By finding what works best for each agency, home health providers can boost their rehab services to better serve patients and keep physical therapists motivated, said Boin. Prior to becoming a consultant, she was the co-founder and COO of Verve Rehab Inc., and she also was a director for Advocate at Home for three years.
Over the last decade, the role and view of rehab services within home health began to change due to sicker patients and increased rules and regulations, Boin explained.
“The acuity of patients started to change—they became sicker and more compromised,” she said. “Documentation requirements started to increase, and it wasn’t appropriate anymore for a physical therapist to see a patient and drop off notes three weeks later.”

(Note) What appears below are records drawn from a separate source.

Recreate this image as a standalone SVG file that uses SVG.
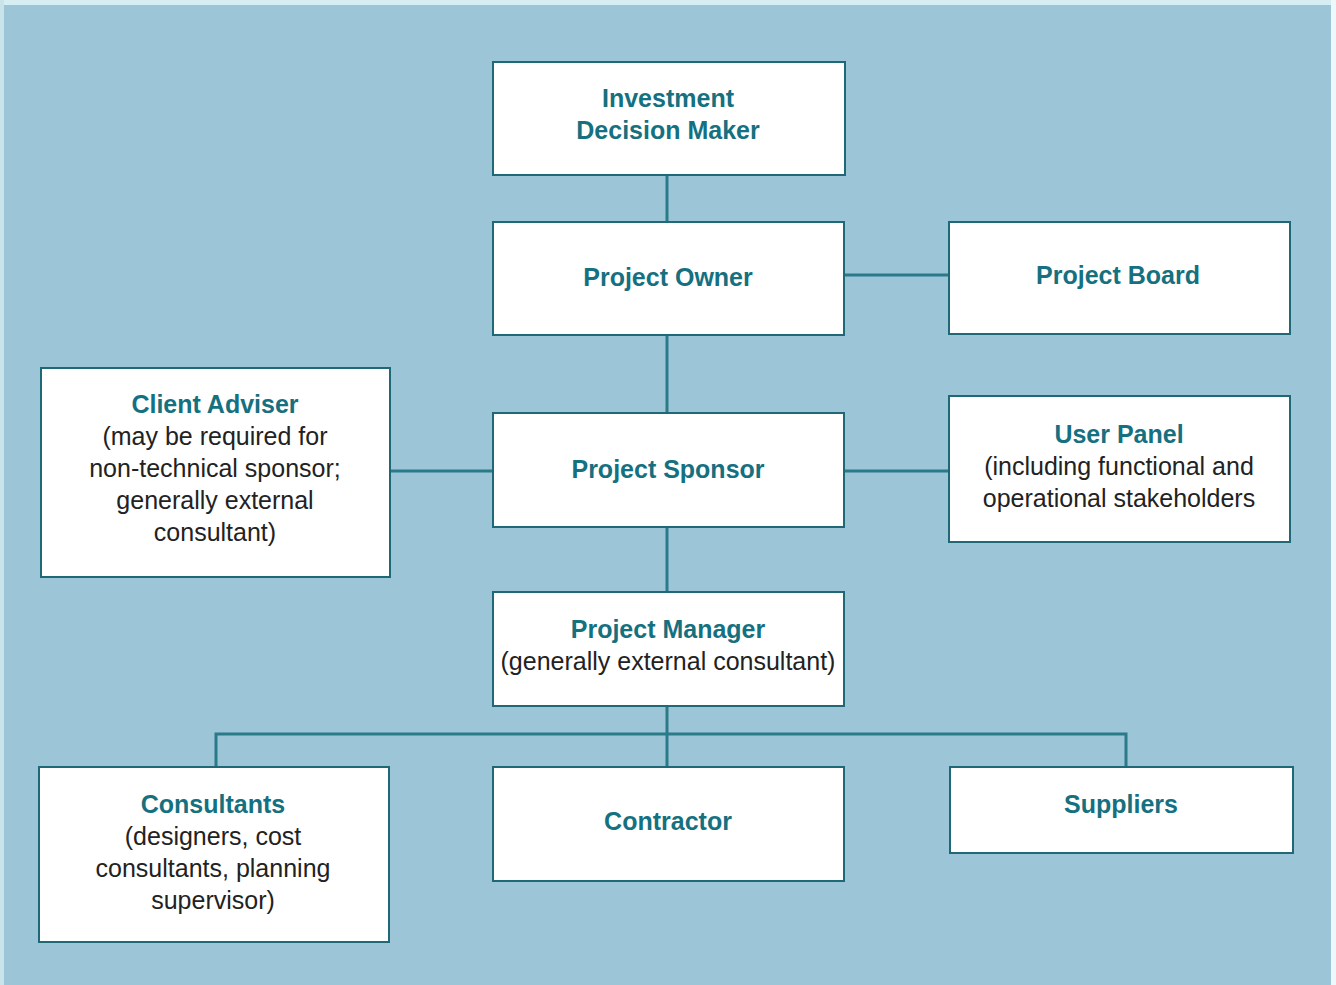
<svg xmlns="http://www.w3.org/2000/svg" width="1336" height="985" viewBox="0 0 1336 985">
<style>
.box{fill:#ffffff;stroke:#1f6876;stroke-width:2}
.t{font-family:"Liberation Sans",Arial,sans-serif;font-weight:bold;font-size:25px;fill:#15707f;text-anchor:middle}
.b{font-family:"Liberation Sans",Arial,sans-serif;font-size:25px;fill:#222222;text-anchor:middle}
.c{stroke:#2a7b88;stroke-width:3;fill:none}
</style>
<rect x="0" y="0" width="1336" height="985" fill="#9dc5d8"/>
<rect x="0" y="0" width="1336" height="5" fill="#d6edf2"/>
<rect x="0" y="0" width="4" height="985" fill="#c8e3ea"/>
<rect x="1331" y="0" width="5" height="985" fill="#eef7f9"/>
<g id="connectors">
<path class="c" d="M667 175V222M667 335V413M667 527V592M667 706V767M844 275H949M390 471H493M844 471H949M216 767V734H1126V767"/>
</g>
<g id="investment">
<rect class="box" x="493" y="62" width="352" height="113"/>
<text class="t" x="668" y="107">Investment</text>
<text class="t" x="668" y="139">Decision Maker</text>
</g>
<g id="owner">
<rect class="box" x="493" y="222" width="351" height="113"/>
<text class="t" x="668" y="286">Project Owner</text>
</g>
<g id="board">
<rect class="box" x="949" y="222" width="341" height="112"/>
<text class="t" x="1118" y="284">Project Board</text>
</g>
<g id="adviser">
<rect class="box" x="41" y="368" width="349" height="209"/>
<text class="t" x="215" y="413">Client Adviser</text>
<text class="b" x="215" y="445">(may be required for</text>
<text class="b" x="215" y="477">non-technical sponsor;</text>
<text class="b" x="215" y="509">generally external</text>
<text class="b" x="215" y="541">consultant)</text>
</g>
<g id="sponsor">
<rect class="box" x="493" y="413" width="351" height="114"/>
<text class="t" x="668" y="478">Project Sponsor</text>
</g>
<g id="userpanel">
<rect class="box" x="949" y="396" width="341" height="146"/>
<text class="t" x="1119" y="443">User Panel</text>
<text class="b" x="1119" y="475">(including functional and</text>
<text class="b" x="1119" y="507">operational stakeholders</text>
</g>
<g id="manager">
<rect class="box" x="493" y="592" width="351" height="114"/>
<text class="t" x="668" y="638">Project Manager</text>
<text class="b" x="668" y="670">(generally external consultant)</text>
</g>
<g id="consultants">
<rect class="box" x="39" y="767" width="350" height="175"/>
<text class="t" x="213" y="813">Consultants</text>
<text class="b" x="213" y="845">(designers, cost</text>
<text class="b" x="213" y="877">consultants, planning</text>
<text class="b" x="213" y="909">supervisor)</text>
</g>
<g id="contractor">
<rect class="box" x="493" y="767" width="351" height="114"/>
<text class="t" x="668" y="830">Contractor</text>
</g>
<g id="suppliers">
<rect class="box" x="950" y="767" width="343" height="86"/>
<text class="t" x="1121" y="813">Suppliers</text>
</g>
</svg>
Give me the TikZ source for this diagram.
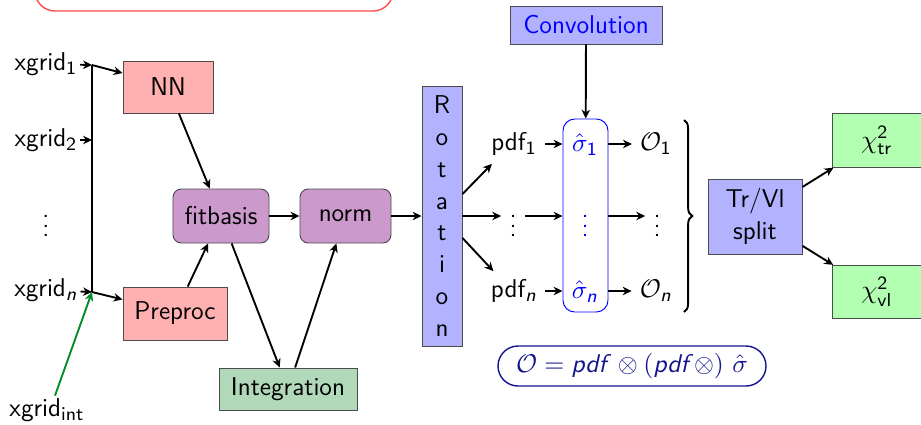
\documentclass[tikz,border=0pt]{standalone}
\definecolor{netpink}{RGB}{255, 176, 176}
\definecolor{fitpurple}{RGB}{204, 153, 204}
\definecolor{intgreen}{RGB}{178, 216, 186}
\definecolor{rotblue}{RGB}{178, 178, 255}
\definecolor{chigreen}{RGB}{178, 255, 178}
\definecolor{formnavy}{RGB}{20, 20, 140}
\definecolor{gridgreen}{RGB}{0, 140, 40}
\usepackage{tikz}
\usetikzlibrary{arrows.meta, positioning, calc, decorations.pathreplacing}
\usepackage{amsmath, amssymb}
\DeclareMathAlphabet{\mathsfsl}{OT1}{cmss}{m}{sl}

\begin{document}
\begin{tikzpicture}[x=0.015cm, y=-0.015cm,
    font=\fontsize{11pt}{13.6pt}\selectfont\sffamily,
    arr/.style={-{Stealth[length=3.8pt, width=3.6pt, inset=1.2pt]}, thick},
    netbox/.style={draw=black!70, fill=netpink, inner sep=0pt},
    fitbox/.style={draw=black!70, fill=fitpurple, rounded corners=3.5pt, inner sep=0pt, minimum height=0.81cm},
    bluebox/.style={draw=black!70, fill=rotblue, inner sep=0pt},
    chibox/.style={draw=black!70, fill=chigreen, inner sep=0pt, minimum width=1.35cm, minimum height=0.8cm}]
  \useasboundingbox (0,0) rectangle (921,424);
  \clip (0,0) rectangle (921,424);

  % Box cut off at the top
  \draw[red!70, semithick, rounded corners=0.3cm] (35,-40) rectangle (393,11);

  % Input grids
  \node[inner sep=1pt] (x1) at (46,64) {xgrid$_{\mathsf{1}}$};
  \node[inner sep=1pt] (x2) at (46,140) {xgrid$_{\mathsf{2}}$};
  \node (xdots) at (46,219) {$\vdots$};
  \node[inner sep=1pt] (xn) at (46,290) {xgrid$_{\mathsfsl{n}}$};
  \node[inner sep=1pt] (xint) at (47,410) {xgrid$_{\mathsf{int}}$};
  \coordinate (b1) at (92,65);
  \coordinate (b2) at (92,140);
  \coordinate (bn) at (92,292);
  \draw[thick] (b1) -- (bn);
  \draw[arr] (x1) -- (b1);
  \draw[arr] (x2) -- (b2);
  \draw[arr] (xn) -- (bn);
  \draw[arr, gridgreen] ([xshift=0.12cm]xint.north) -- (bn);

  % Network
  \node[netbox, minimum width=1.35cm, minimum height=0.78cm] (NN) at (168,87) {NN};
  \node[netbox, minimum width=1.56cm, minimum height=0.795cm] (pre) at (175,313.5) {Preproc};
  \node[fitbox, minimum width=1.44cm] (fit) at (221,216) {fitbasis};
  \node[fitbox, minimum width=1.365cm] (norm) at (345.5,216) {norm};
  \node[draw=black!70, fill=intgreen, inner sep=0pt, minimum width=2.07cm, minimum height=0.63cm] (integ) at (288,389) {Integration};
  \draw[arr] (b1) -- (NN.163);
  \draw[arr] (bn) -- (pre.165);
  \draw[arr] (NN) -- (fit);
  \draw[arr] (pre) -- (fit);
  \draw[arr] (fit) -- (integ);
  \draw[arr] (integ) -- (norm);
  \draw[arr] (fit) -- (norm);

  % Rotation
  \node[bluebox, minimum width=0.6cm, minimum height=3.9cm, align=center] (rot) at (442,216) {R\\o\\t\\a\\t\\i\\o\\n};
  \draw[arr] (norm) -- (rot);

  % PDFs, FK tables and observables
  \node (pdf1) at (514,144) {pdf$_{\mathsf{1}}$};
  \node (dotsP) at (513,219) {$\vdots$};
  \node (pdfn) at (514,291) {pdf$_{\mathsfsl{n}}$};
  \node[draw=blue, rounded corners=5pt, minimum width=0.675cm, minimum height=2.895cm, inner sep=0pt] (sigbox) at (585.5,215.5) {};
  \node[text=blue] (sig1) at (585,145) {$\hat{\sigma}_{\mathsf{1}}$};
  \node[text=blue] (sigd) at (585,219) {$\vdots$};
  \node[text=blue] (sign) at (585,292) {$\hat{\sigma}_{\mathsfsl{n}}$};
  \node (O1) at (656,144) {$\mathcal{O}_{\mathsf{1}}$};
  \node (dotsO) at (657,219) {$\vdots$};
  \node (On) at (656,291) {$\mathcal{O}_{\mathsfsl{n}}$};
  \node[bluebox, text=blue, minimum width=2.28cm, minimum height=0.57cm] (conv) at (586,25) {Convolution};
  \draw[arr] (rot.47) -- (pdf1.222);
  \draw[arr] (rot) -- (rot -| dotsP.west);
  \draw[arr] (rot.-47) -- (pdfn.136);
  \draw[arr] (pdf1) -- (pdf1 -| sigbox.west);
  \draw[arr] (dotsP.east |- rot) -- (rot -| sigbox.west);
  \draw[arr] (pdfn) -- (pdfn -| sigbox.west);
  \draw[arr] (O1 -| sigbox.east) -- (O1);
  \draw[arr] (sigbox.east |- rot) -- (rot -| dotsO.west);
  \draw[arr] (On -| sigbox.east) -- (On);
  \draw[arr] (conv) -- (sigbox);

  % Formula
  \node[draw=formnavy, text=formnavy, semithick, rounded corners=0.3cm, minimum width=4.02cm, minimum height=0.6cm, inner sep=2pt] (form) at (632,366) {$\mathcal{O} = \mathsfsl{pdf} \otimes (\mathsfsl{pdf}\otimes)\ \hat{\sigma}$};

  % Split and chi2
  \draw[thick, decorate, decoration={brace, amplitude=3.5pt}] (684,120) -- (684,312);
  \node[bluebox, minimum width=1.41cm, minimum height=1.125cm, align=center] (split) at (755,216.5) {Tr/Vl\\split};
  \node[chibox] (chitr) at (877,140.5) {$\chi^{\mathsf{2}}_{\mathsf{tr}}$};
  \node[chibox] (chivl) at (877,292) {$\chi^{\mathsf{2}}_{\mathsf{vl}}$};
  \draw[arr] (split) -- (chitr);
  \draw[arr] (split) -- (chivl);
\end{tikzpicture}
\end{document}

There was also a switch to more in-house physical therapists. In the past, the majority of rehab service providers were outsourced and could have been working for various sectors within health care. Now, agencies are starting to see the benefits of having physical therapists fully trained and committed to home care patients.
“Agencies started to find therapists who are willing to go the extra mile and who are committed to learning how to use OASIS and different EMR systems,” Boin said. “Though therapists may be committed to learning, agencies need to be the ones to provide proper comprehensive orientation and ongoing training to employees.”
Once agencies have a comprehensive rehabilitation program and committed therapists, focusing on patient experience and not only patient satisfaction is vital.
“It’s no longer just about providing great care. Agencies need to ask themselves, what are our patients getting from us that’s different from down the street,” Boin said. “There needs to be a focus not just on clinical care but the patient experience at large.”
One way to enhance the patient experience is to recognize that therapists won’t always have all of the answers to patients’ questions, but they should be informed enough to be able to direct the patients to the right place in order to get the answers they’re looking for.
Another way to keep therapists engaged and up-to-date in the home care world is to encourage communication between nurses and therapists.
“Good therapists are not just good when they are giving services to patients in their homes, they’re good when there is sufficient communication before and after each visit and they are educated on what is happening on the regulatory side of the industry,” explained Boin.
There’s no telling what may or may not happen as reimbursement changes continue, but having a solid team that feels supported and educated can help alleviate some pressure when and if changes come about, she added.